Monday, December 10, 2007

The experimental, 100-word review: Into the Wild

During our class, Joshua Rothkopf (a Time Out New York film critic and our instructor) told us about the 100-word reviews several publications, including his own, featured. Naturally, I wanted to try this for myself. Our final assignment was to analyze three reviews of Into the Wild (that paper is coming next). After I finished this, I decided on a lark to write my own review of Sean Penn's latest directorial work. It was tough! Even though I boiled down my thoughts in my head before I began typing, I still had the worst time removing the last 10 words - and editing is what I do for a living.

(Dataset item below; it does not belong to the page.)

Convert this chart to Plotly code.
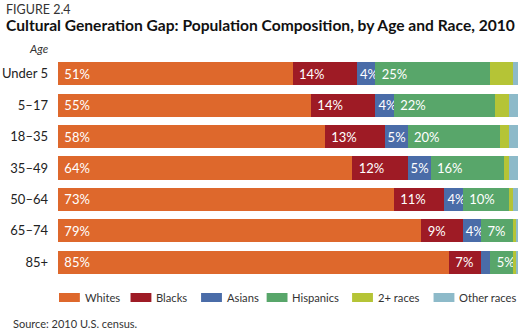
import plotly.graph_objects as go

ages = ["Under 5", "5–17", "18–35", "35–49", "50–64", "65–74", "85+"]
races = ["Whites", "Blacks", "Asians", "Hispanics", "2+ races", "Other races"]
whites = [51, 55, 58, 64, 73, 79, 85]
blacks = [14, 14, 13, 12, 11, 9, 7]
asians = [4, 4, 5, 5, 4, 4, 2]
hispanics = [25, 22, 20, 16, 10, 7, 5]
two_plus = [5, 3, 2, 1, 1, 0.6, 0.5]
other = [1, 2, 2, 2, 1, 0.4, 0.5]
series = [whites, blacks, asians, hispanics, two_plus, other]
labelled = [True, True, True, True, False, False]
colors = ["#de682c", "#9e1b25", "#4a6ca8", "#58a66a", "#b5c436", "#8dbac9"]

FONT = "Lato"
W, H = 520, 331
L, R, T, B = 55, 2, 58, 53
pw, ph = W - L - R, H - T - B

def px(x):
    return (x - L) / pw

def py(y):
    return (H - B - y) / ph

fig = go.Figure()
for name, vals, lab, col in zip(races, series, labelled, colors):
    texts = []
    pad = "" if name == "Asians" else "\u00a0"
    for a, v in zip(ages, vals):
        if lab and not (name == "Asians" and a == "85+"):
            texts.append(f"{pad}{v:g}%")
        else:
            texts.append("")
    fig.add_trace(go.Bar(
        y=ages, x=vals, orientation="h", name=name,
        marker=dict(color=col, line=dict(width=0)),
        text=texts, textposition="inside", insidetextanchor="start",
        textangle=0, constraintext="none",
        textfont=dict(family=FONT, size=13, color="white"),
        cliponaxis=False, showlegend=False,
    ))

fig.update_layout(
    barmode="stack", bargap=0.26,
    width=W, height=H,
    margin=dict(l=L, r=R, t=T, b=B),
    paper_bgcolor="white", plot_bgcolor="white",
    font=dict(family=FONT, color="#222"),
    xaxis=dict(range=[0, 100], visible=False, fixedrange=True),
    yaxis=dict(categoryorder="array", categoryarray=ages, autorange="reversed",
               showgrid=False, showline=False, ticks="", ticklabelstandoff=9,
               tickfont=dict(family=FONT, size=13, color="#222")),
)

ann = [
    dict(text="FIGURE 2.4", x=px(1), y=py(9), font=dict(size=12.5, color="#333")),
    dict(text="<b>Cultural Generation Gap: Population Composition, by Age and Race, 2010</b>",
         x=px(1), y=py(25), font=dict(size=15.6, color="#111")),
    dict(text="<i>Age</i>", x=px(24), y=py(48), font=dict(size=11.5, color="#333")),
    dict(text="Source: 2010 U.S. census.", x=px(8), y=py(323), font=dict(size=11, color="#333")),
]
# custom legend
leg_x = [56, 128, 199, 265, 351, 433]
shapes = []
for name, col, lx in zip(races, colors, leg_x):
    shapes.append(dict(type="rect", xref="paper", yref="paper",
                       x0=px(lx), x1=px(lx + 21), y0=py(302), y1=py(293),
                       fillcolor=col, line=dict(width=0)))
    ann.append(dict(text=name, x=px(lx + 24), y=py(297.5), font=dict(size=11.2, color="#333")))

for a in ann:
    a.update(xref="paper", yref="paper", xanchor="left", yanchor="middle", showarrow=False)
    a["font"]["family"] = FONT
fig.update_layout(annotations=ann, shapes=shapes)

fig.write_html("out.html")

Rarely has music so complemented its subject as Eddie Vedder’s Springsteen-esque vocals do in Sean Penn’s fourth directorial effort, Into the Wild. Vedder’s lyrics embody the untamed nature of the film and Christopher McCandless (Emile Hirsch), a recent college graduate who ditches his cushy life in search of the “ultimate freedom” in Alaska. If only the protagonist of this meandering, Lonely Planet trip across the American West weren’t so self-righteous. But McCandless, the basis of Jon Krakauer’s 1996 nonfiction book, seems more insipid than inspired, foolish than free. No amount of pulsating chords and sweeping landscape can overcome a smug hero.